[START OF Source excerpt]

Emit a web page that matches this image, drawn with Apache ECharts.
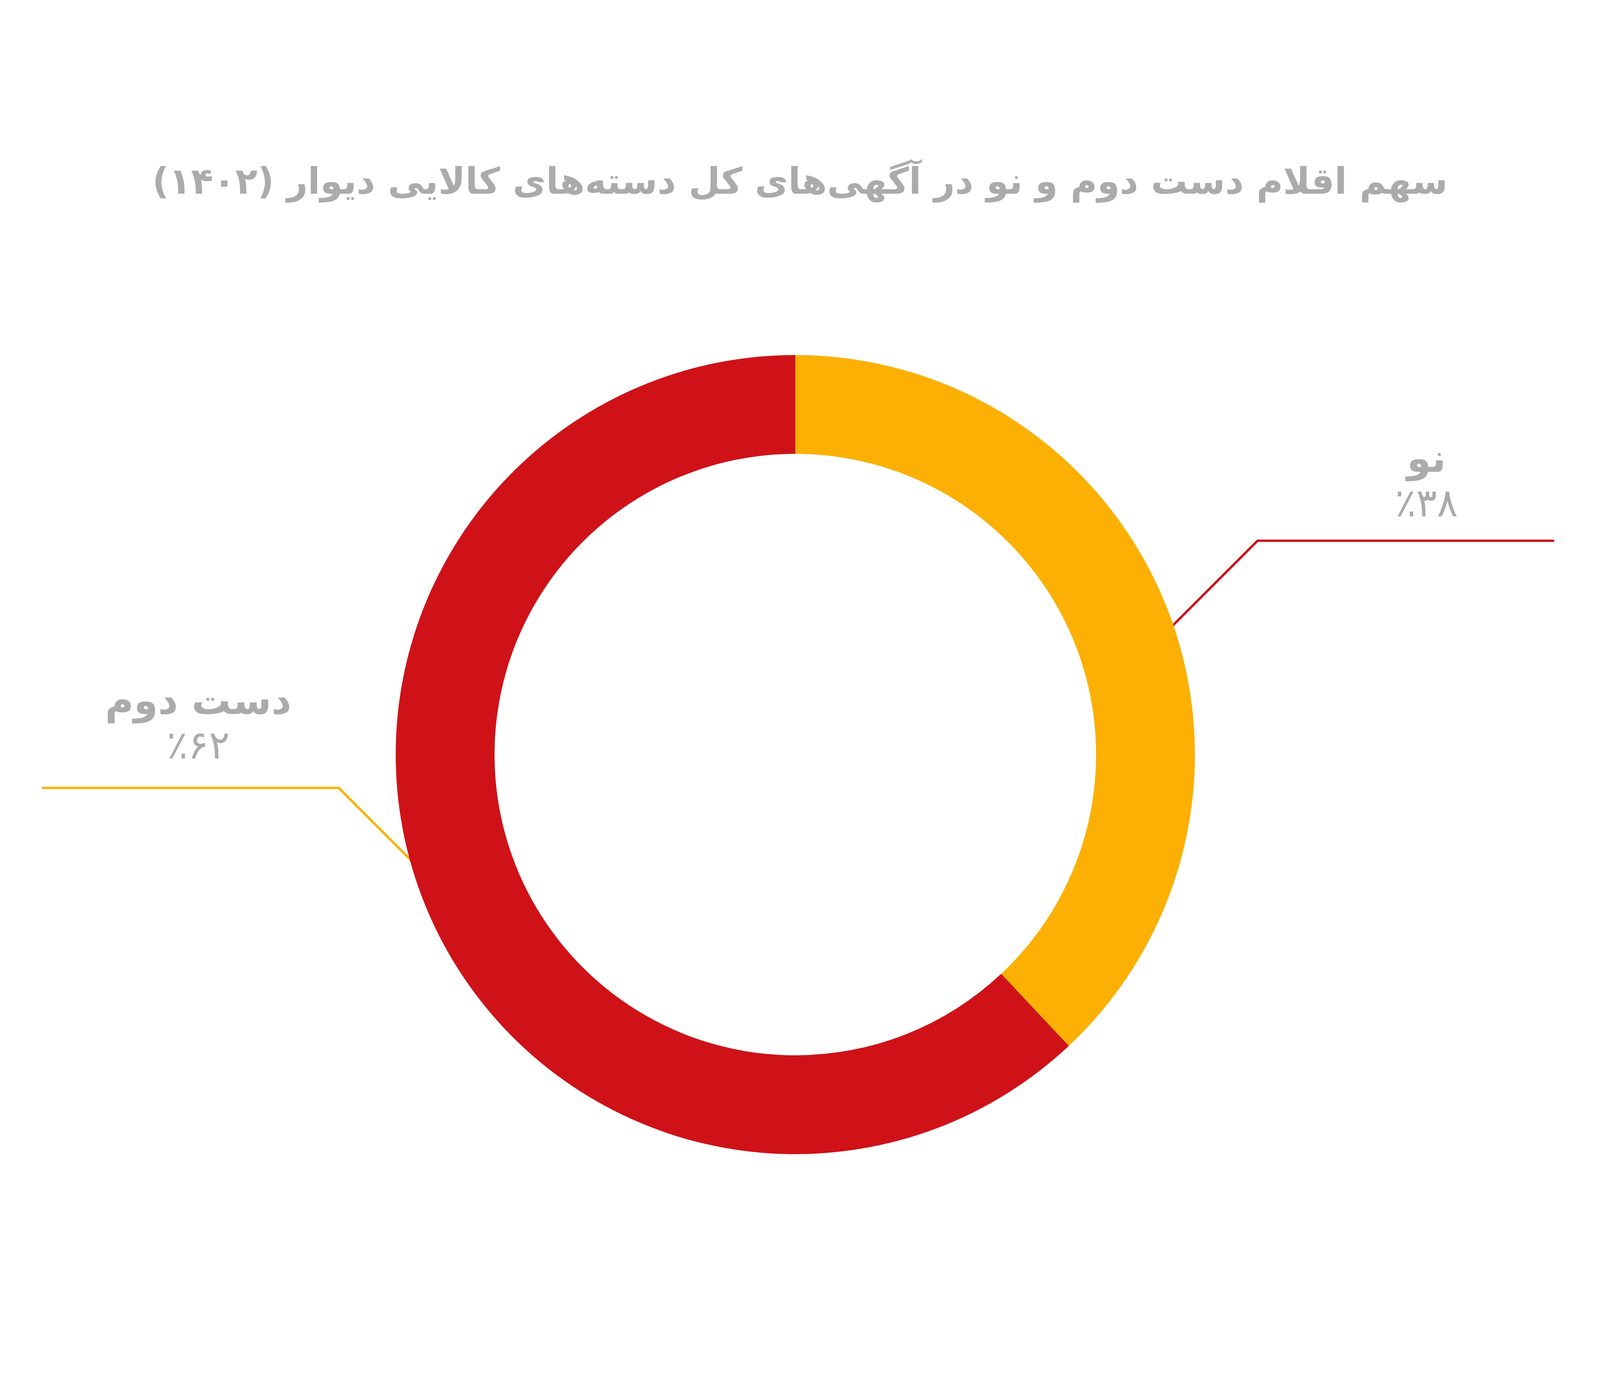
<!DOCTYPE html>
<html lang="fa">
<head>
<meta charset="utf-8">
<title>سهم اقلام دست دوم و نو</title>
<script src="https://cdn.jsdelivr.net/npm/echarts@6/dist/echarts.min.js"></script>
<style>
  html, body { margin: 0; padding: 0; background: #ffffff; overflow: hidden; }
  #chart { width: 100vw; height: 100vh; direction: rtl; }
</style>
</head>
<body>
<div id="chart"></div>
<script>
// ---- data ----
const titleText = 'سهم اقلام دست دوم و نو در آگهی\u200cهای کل دسته\u200cهای کالایی دیوار (۱۴۰۲)';
const categories = ['نو', 'دست دوم'];
const shares = [38, 62];

// ---- styles ----
const sliceColors = ['#FBB003', '#CF1218'];
const leaderColors = ['#CF1218', '#FBB003'];
const textGray = '#ABABAB';
const FONT = '"DejaVu Sans", "Noto Sans", sans-serif';

// layout constants (pixels, in a 5676-wide design; centred in the actual viewport)
const DESIGN_W = 5676;
const CENTER_D = [2826, 1932];
const RADII = [770, 1023];
const anchorNudgeDeg = [-4, -1.4];   // leader start offset along the ring
const anchorRadiusFrac = 0.955;      // leader start, fraction of outer radius
const diagLen = 252;                 // 45deg segment (px per axis)
const horizLen = 757;                // horizontal segment
const labelShift = [54, 19];         // label centre offset from horizontal segment middle
const labelGap = [34, 46];           // gap between label bottom and line

const toFa = n => String(n).replace(/\d/g, d => '۰۱۲۳۴۵۶۷۸۹'[d]);

const chart = echarts.init(document.getElementById('chart'), null, { renderer: 'canvas' });
const offsetX = (chart.getWidth() - DESIGN_W) / 2;
const CENTER = [CENTER_D[0] + offsetX, CENTER_D[1]];

const total = shares.reduce((a, b) => a + b, 0);

function labelLayout(params) {
  const cx = CENTER[0], cy = CENTER[1];
  const R = RADII[1];
  const i = params.dataIndex;
  let cum = 0;
  for (let k = 0; k < i; k++) cum += shares[k];
  const midFromTop = (cum + shares[i] / 2) / total * 360;
  const theta = (90 - midFromTop + anchorNudgeDeg[i]) * Math.PI / 180;
  const rs = R * anchorRadiusFrac;
  const sx = cx + rs * Math.cos(theta);
  const sy = cy - rs * Math.sin(theta);
  const side = Math.cos(theta) >= 0 ? 1 : -1;
  const ex = sx + side * diagLen, ey = sy - diagLen;
  const fx = ex + side * horizLen, fy = ey;
  return {
    x: (ex + fx) / 2 + labelShift[i],
    y: ey - labelGap[i],
    align: 'center',
    verticalAlign: 'bottom',
    labelLinePoints: [[sx, sy], [ex, ey], [fx, fy]]
  };
}

const option = {
  backgroundColor: '#ffffff',
  animation: false,
  title: {
    text: titleText,
    left: 'center',
    top: 420,
    textStyle: {
      fontFamily: FONT,
      fontWeight: 'bold',
      fontSize: 93,
      color: textGray
    }
  },
  series: [{
    type: 'pie',
    center: CENTER,
    radius: RADII,
    startAngle: 90,
    clockwise: true,
    avoidLabelOverlap: false,
    silent: true,
    itemStyle: { borderWidth: 0 },
    label: {
      show: true,
      position: 'outside',
      formatter: p => '{n|' + p.name + '}\n{p|٪' + toFa(p.value) + '}',
      rich: {
        n: { fontFamily: FONT, fontWeight: 'bold', fontSize: 100, color: textGray, lineHeight: 118, align: 'center' },
        p: { fontFamily: FONT, fontWeight: 'normal', fontSize: 100, color: textGray, lineHeight: 110, align: 'center' }
      }
    },
    labelLine: { show: true, smooth: false, length: 10, length2: 10, lineStyle: { width: 6, cap: 'round' } },
    labelLayout: labelLayout,
    data: categories.map((c, i) => ({
      name: c,
      value: shares[i],
      itemStyle: { color: sliceColors[i] },
      labelLine: { lineStyle: { color: leaderColors[i], width: 6, cap: 'round' } }
    }))
  }]
};

chart.setOption(option);
</script>
</body>
</html>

[END OF Source excerpt]

### Do this
All of the lines above should be printed exactly, minus the pictures.

### Correct result
Emit a web page that matches this image, drawn with Apache ECharts.
<!DOCTYPE html>
<html lang="fa">
<head>
<meta charset="utf-8">
<title>سهم اقلام دست دوم و نو</title>
<script src="https://cdn.jsdelivr.net/npm/echarts@6/dist/echarts.min.js"></script>
<style>
  html, body { margin: 0; padding: 0; background: #ffffff; overflow: hidden; }
  #chart { width: 100vw; height: 100vh; direction: rtl; }
</style>
</head>
<body>
<div id="chart"></div>
<script>
// ---- data ----
const titleText = 'سهم اقلام دست دوم و نو در آگهی\u200cهای کل دسته\u200cهای کالایی دیوار (۱۴۰۲)';
const categories = ['نو', 'دست دوم'];
const shares = [38, 62];

// ---- styles ----
const sliceColors = ['#FBB003', '#CF1218'];
const leaderColors = ['#CF1218', '#FBB003'];
const textGray = '#ABABAB';
const FONT = '"DejaVu Sans", "Noto Sans", sans-serif';

// layout constants (pixels, in a 5676-wide design; centred in the actual viewport)
const DESIGN_W = 5676;
const CENTER_D = [2826, 1932];
const RADII = [770, 1023];
const anchorNudgeDeg = [-4, -1.4];   // leader start offset along the ring
const anchorRadiusFrac = 0.955;      // leader start, fraction of outer radius
const diagLen = 252;                 // 45deg segment (px per axis)
const horizLen = 757;                // horizontal segment
const labelShift = [54, 19];         // label centre offset from horizontal segment middle
const labelGap = [34, 46];           // gap between label bottom and line

const toFa = n => String(n).replace(/\d/g, d => '۰۱۲۳۴۵۶۷۸۹'[d]);

const chart = echarts.init(document.getElementById('chart'), null, { renderer: 'canvas' });
const offsetX = (chart.getWidth() - DESIGN_W) / 2;
const CENTER = [CENTER_D[0] + offsetX, CENTER_D[1]];

const total = shares.reduce((a, b) => a + b, 0);

function labelLayout(params) {
  const cx = CENTER[0], cy = CENTER[1];
  const R = RADII[1];
  const i = params.dataIndex;
  let cum = 0;
  for (let k = 0; k < i; k++) cum += shares[k];
  const midFromTop = (cum + shares[i] / 2) / total * 360;
  const theta = (90 - midFromTop + anchorNudgeDeg[i]) * Math.PI / 180;
  const rs = R * anchorRadiusFrac;
  const sx = cx + rs * Math.cos(theta);
  const sy = cy - rs * Math.sin(theta);
  const side = Math.cos(theta) >= 0 ? 1 : -1;
  const ex = sx + side * diagLen, ey = sy - diagLen;
  const fx = ex + side * horizLen, fy = ey;
  return {
    x: (ex + fx) / 2 + labelShift[i],
    y: ey - labelGap[i],
    align: 'center',
    verticalAlign: 'bottom',
    labelLinePoints: [[sx, sy], [ex, ey], [fx, fy]]
  };
}

const option = {
  backgroundColor: '#ffffff',
  animation: false,
  title: {
    text: titleText,
    left: 'center',
    top: 420,
    textStyle: {
      fontFamily: FONT,
      fontWeight: 'bold',
      fontSize: 93,
      color: textGray
    }
  },
  series: [{
    type: 'pie',
    center: CENTER,
    radius: RADII,
    startAngle: 90,
    clockwise: true,
    avoidLabelOverlap: false,
    silent: true,
    itemStyle: { borderWidth: 0 },
    label: {
      show: true,
      position: 'outside',
      formatter: p => '{n|' + p.name + '}\n{p|٪' + toFa(p.value) + '}',
      rich: {
        n: { fontFamily: FONT, fontWeight: 'bold', fontSize: 100, color: textGray, lineHeight: 118, align: 'center' },
        p: { fontFamily: FONT, fontWeight: 'normal', fontSize: 100, color: textGray, lineHeight: 110, align: 'center' }
      }
    },
    labelLine: { show: true, smooth: false, length: 10, length2: 10, lineStyle: { width: 6, cap: 'round' } },
    labelLayout: labelLayout,
    data: categories.map((c, i) => ({
      name: c,
      value: shares[i],
      itemStyle: { color: sliceColors[i] },
      labelLine: { lineStyle: { color: leaderColors[i], width: 6, cap: 'round' } }
    }))
  }]
};

chart.setOption(option);
</script>
</body>
</html>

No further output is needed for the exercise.